Мальчишки постарше были для меня как братья. Как-то они спросили — ты можешь помочь? Маленьким лучше подают! Мне надевали сумку, и я ходил по квартирам, просил хлеба, а они поджидали меня за углом. Но дело оказалось трудным. Очень многие женщины, которые открывали дверь, заводили меня в комнату, разогревали еду и усаживали меня обедать. После того как я из-за дверей просил «подать голодному кусочек хлеба», отказаться от еды я не мог.
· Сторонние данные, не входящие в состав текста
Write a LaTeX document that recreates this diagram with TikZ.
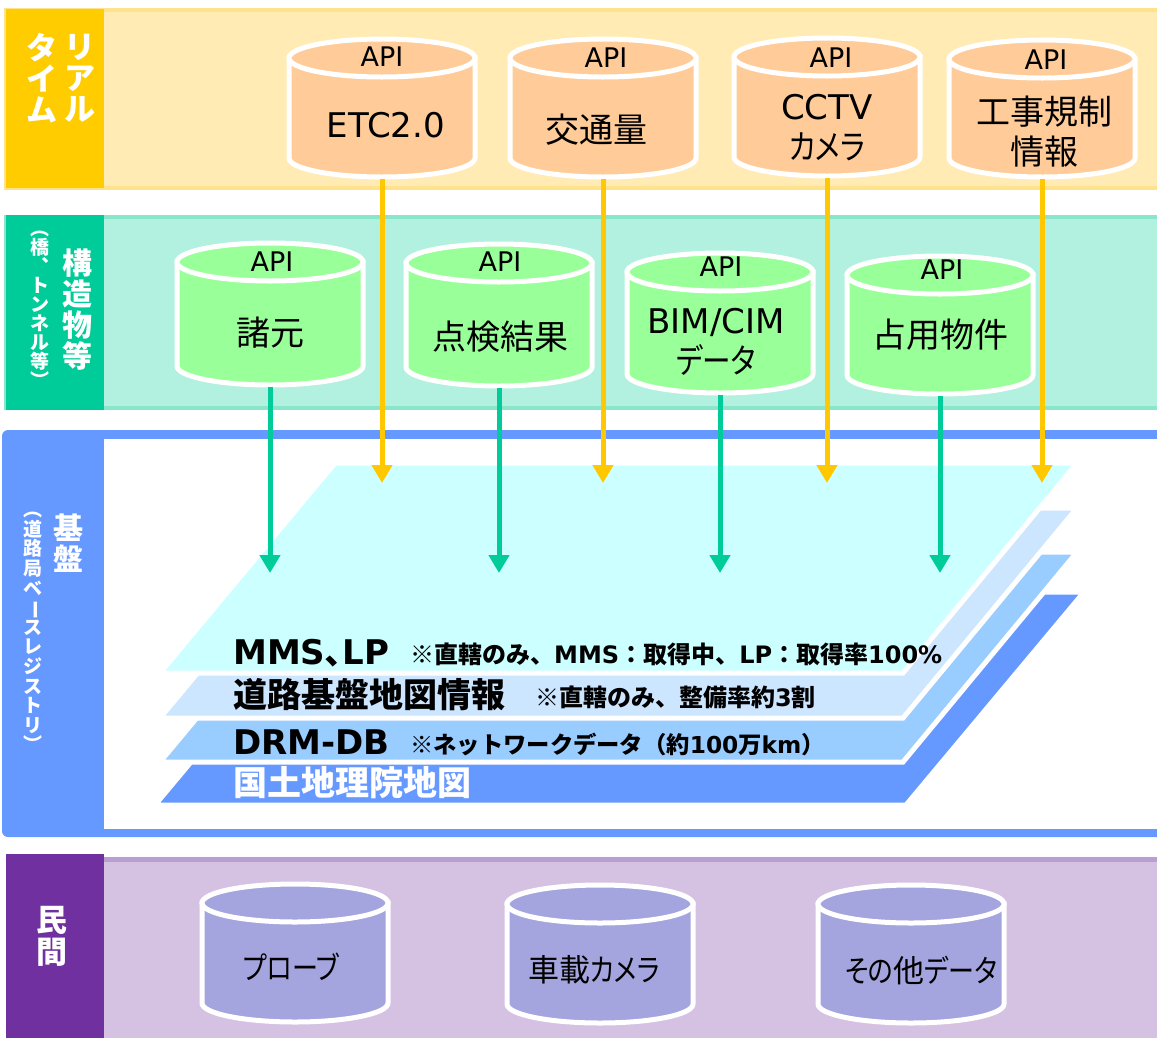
\documentclass[tikz,border=0pt]{standalone}
\usepackage{fontspec}
\setmainfont{Noto Sans CJK JP}
\newfontfamily\kana[FakeStretch=0.84, RawFeature=+palt]{Noto Sans CJK JP}
\newfontfamily\lat{DejaVu Sans}
\usepackage{tikz}
\usetikzlibrary{arrows.meta,positioning,calc}

\definecolor{rtlab}{HTML}{FFCC00}
\definecolor{rtband}{HTML}{FFEBB3}
\definecolor{rtedge}{HTML}{FFE38C}
\definecolor{stlab}{HTML}{00CC99}
\definecolor{stband}{HTML}{B2F0E0}
\definecolor{stedge}{HTML}{8AE6CB}
\definecolor{bsblue}{HTML}{6699FF}
\definecolor{pvlab}{HTML}{7030A0}
\definecolor{pvband}{HTML}{D5C2E3}
\definecolor{pvedge}{HTML}{B99ED3}
\definecolor{cylor}{HTML}{FFCC99}
\definecolor{cylgr}{HTML}{99FF99}
\definecolor{cylpv}{HTML}{A4A4DE}
\definecolor{arror}{HTML}{FFC800}
\definecolor{arrgr}{HTML}{00CC99}
\definecolor{lay1}{HTML}{CCFFFF}
\definecolor{lay2}{HTML}{CCE6FF}
\definecolor{lay3}{HTML}{99CCFF}
\definecolor{lay4}{HTML}{6699FF}

\tikzset{
  band/.style={line width=4pt},
  cylline/.style={draw=white, line width=5pt},
  layer/.style={draw=white, line width=5pt},
  apitxt/.style={inner sep=0pt, font=\lat\fontsize{27}{27}\selectfont},
  dbtxt/.style={inner sep=0pt, align=center, font=\fontsize{34}{40}\selectfont},
  pvtxt/.style={inner sep=0pt, font=\fontsize{31}{31}\selectfont},
  bigtxt/.style={anchor=base west, inner sep=0pt, font=\bfseries\fontsize{34}{34}\selectfont},
  notetxt/.style={anchor=base west, inner sep=0pt, font=\bfseries\fontsize{24}{24}\selectfont},
  vlab/.style={align=center, inner sep=0pt, text=white},
  feedor/.style={draw=arror, line width=5pt, -{Triangle[width=20pt,length=18pt]}},
  feedgr/.style={draw=arrgr, line width=5pt, -{Triangle[width=20pt,length=18pt]}}
}

% database drum: name, x, y of top centre, height, fill
\newcommand{\dbcyl}[5]{%
  \draw[cylline, fill=#5] ({#2-93},{-#3}) -- ({#2-93},{-#3-#4})
    arc[start angle=180, end angle=360, x radius=93pt, y radius=19pt]
    -- ({#2+93},{-#3}) -- cycle;
  \draw[cylline, fill=#5] (#2,{-#3}) ellipse[x radius=93pt, y radius=19pt];
  \coordinate (#1) at (#2,{-#3-#4-21});
}

\begin{document}
\begin{tikzpicture}[x=1pt,y=1pt]
  \useasboundingbox (0,0) rectangle (1157,-1037);

  % bands
  \draw[band, draw=rtedge, fill=rtband] (6,-10) rectangle (1165,-187.5);
  \fill[rtlab] (6,-9) rectangle (104,-188);
  \draw[band, draw=stedge, fill=stband] (6,-217) rectangle (1165,-408);
  \fill[stlab] (6,-215) rectangle (104,-410);
  \fill[bsblue, rounded corners=6pt] (2,-430) rectangle (1170,-837);
  \fill[white] (104,-439) rectangle (1170,-829);
  \fill[pvband] (6,-857) rectangle (1165,-1045);
  \draw[pvedge, line width=5pt] (104,-859.5) -- (1165,-859.5);
  \fill[pvlab] (6,-854) rectangle (104,-1045);

  % map layers
  \draw[layer, fill=lay4] (155,-805) -- (333,-592) -- (1084,-592) -- (906,-805) -- cycle;
  \draw[layer, fill=lay3] (160,-762) -- (335,-552) -- (1077,-552) -- (903,-762) -- cycle;
  \draw[layer, fill=lay2] (160,-718) -- (335,-508) -- (1077,-508) -- (903,-718) -- cycle;
  \draw[layer, fill=lay1] (160,-673) -- (335,-463) -- (1077,-463) -- (903,-673) -- cycle;

  \node[bigtxt] (mms) at (233,-664) {{\lat MMS}､{\lat LP}};
  \node[notetxt] (mmsnote) at (410,-663) {※直轄のみ、{\lat MMS}：取得中、{\lat LP}：取得率{\lat 100\%}};
  \node[bigtxt] (kiban) at (233,-707) {道路基盤地図情報};
  \node[notetxt] (kibannote) at (535,-706) {※直轄のみ、整備率約{\lat 3}割};
  \node[bigtxt] (drm) at (233,-754) {\lat DRM-DB};
  \node[notetxt, font=\bfseries\fontsize{23.3}{24}\selectfont] (drmnote) at (410,-753) {※ネットワークデータ（約{\lat 100}万{\lat km}）};
  \node[bigtxt, text=white] (gsi) at (233,-795) {国土地理院地図};

  % real time
  \dbcyl{etc}{382}{58}{100}{cylor}
  \dbcyl{traffic}{603}{58}{100}{cylor}
  \dbcyl{cctv}{827}{57}{100}{cylor}
  \dbcyl{kouji}{1042}{59}{99}{cylor}
  \node[apitxt] (etc-api) at (382,-57) {API};
  \node[dbtxt] (etc-txt) at (386,-125) {\lat ETC2.0};
  \node[apitxt] (traffic-api) at (606,-58) {API};
  \node[dbtxt] (traffic-txt) at (596,-130) {交通量};
  \node[apitxt] (cctv-api) at (831,-58) {API};
  \node[dbtxt] (cctv-txt) at (827,-128) {{\lat CCTV}\\{\kana カメラ}};
  \node[apitxt] (kouji-api) at (1046,-60) {API};
  \node[dbtxt] (kouji-txt) at (1044,-132) {工事規制\\情報};

  % structures
  \dbcyl{shogen}{270}{262}{104}{cylgr}
  \dbcyl{tenken}{499}{263}{104}{cylgr}
  \dbcyl{bimcim}{720}{272}{102}{cylgr}
  \dbcyl{senyo}{940}{275}{100}{cylgr}
  \node[apitxt] (shogen-api) at (272,-262) {API};
  \node[dbtxt] (shogen-txt) at (270,-333) {諸元};
  \node[apitxt] (tenken-api) at (500,-262) {API};
  \node[dbtxt] (tenken-txt) at (500,-337) {点検結果};
  \node[apitxt] (bimcim-api) at (721,-267) {API};
  \node[dbtxt] (bimcim-txt) at (716,-342) {{\lat BIM/CIM}\\{\kana データ}};
  \node[apitxt] (senyo-api) at (942,-270) {API};
  \node[dbtxt] (senyo-txt) at (940,-335) {占用物件};

  % private
  \dbcyl{probe}{295}{903}{100}{cylpv}
  \dbcyl{shasai}{600}{904}{100}{cylpv}
  \dbcyl{sonota}{911}{904}{100}{cylpv}
  \node[pvtxt] (probe-txt) at (291,-967) {\kana プローブ};
  \node[pvtxt] (shasai-txt) at (594,-970) {車載{\kana カメラ}};
  \node[pvtxt] (sonota-txt) at (921,-970) {{\kana その}他{\kana データ}};

  % feeds into the base map
  \coordinate (ortip) at (0,-483);
  \coordinate (grtip) at (0,-573);
  \draw[feedor] (etc) -- (etc |- ortip);
  \draw[feedor] (traffic) -- (traffic |- ortip);
  \draw[feedor] (cctv) -- (cctv |- ortip);
  \draw[feedor] (kouji) -- (kouji |- ortip);
  \draw[feedgr] (shogen) -- (shogen |- grtip);
  \draw[feedgr] (tenken) -- (tenken |- grtip);
  \draw[feedgr] (bimcim) -- (bimcim |- grtip);
  \draw[feedgr] (senyo) -- (senyo |- grtip);

  % side labels
  \node[vlab, font=\bfseries\fontsize{31}{31}\selectfont] (rt-a) at (80,-78) {リ\\ア\\ル};
  \node[vlab, font=\bfseries\fontsize{31}{31}\selectfont] (rt-b) at (42,-78) {タ\\イ\\ム};
  \node[vlab, font=\bfseries\fontsize{30}{31}\selectfont] (st-a) at (77,-310) {構\\造\\物\\等};
  \node[vlab, font=\bfseries\fontsize{19}{19}\selectfont] (st-b) at (40,-309) {︵\\橋\\︑\\ト\\ン\\ネ\\ル\\等\\︶};
  \node[vlab, font=\bfseries\fontsize{30}{31}\selectfont] (bs-a) at (68,-543) {基\\盤};
  \node[vlab, font=\bfseries\fontsize{19}{19.6}\selectfont] (bs-b) at (33,-632) {︵\\道\\路\\局\\ベ\\\rotatebox[origin=c]{-90}{ー}\\ス\\レ\\ジ\\ス\\ト\\リ\\︶};
  \node[vlab, font=\bfseries\fontsize{31}{32}\selectfont] (pv-a) at (52,-936) {民\\間};
\end{tikzpicture}
\end{document}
Я заставлял себя съедать один обед за другим и, пройдя один дом, чувствовал себя совершенно больным. А однажды мне досталась, видно, последняя порция супа, со дна кастрюли, и в нем было очень много перца горошком. Я полагал, что нищий должен быть очень скромным и ничего не выплевывать, и жевал и проглатывал весь этот перец. Кончилось тем, что я пообедал у одной учительницы, которая работала вместе с моей матерью и меня знала. Моей матери собрали, сколько могли, продуктов, чем ее удивили — мы жили не хуже других. Дело выяснилось, и пришлось мне моим приятелям отказать.

Около нас был вокзал, и каждый день мы провожали солдат на фронт, с оркестром. Я проводил день на улице с мальчишками. И бывало, мы видели печальное зрелище — как конвоир с каменным лицом ведет дезертира, уткнув штык своей винтовки ему в спину. Их вылавливали на чердаках. Мы были на стороне конвоира и в то же время дезертира с тоскливым и отрешенным взглядом, все почему-то в серой одежде, казались нам родными. Можно даже сказать, что казались родными, чуть ли не одним целым — солдат-конвоир и дезертир. И потом, уже взрослым, я у многих людей замечал: при виде человека под конвоем, заключенного, они смотрели на него таким взглядом, словно это их родной брат.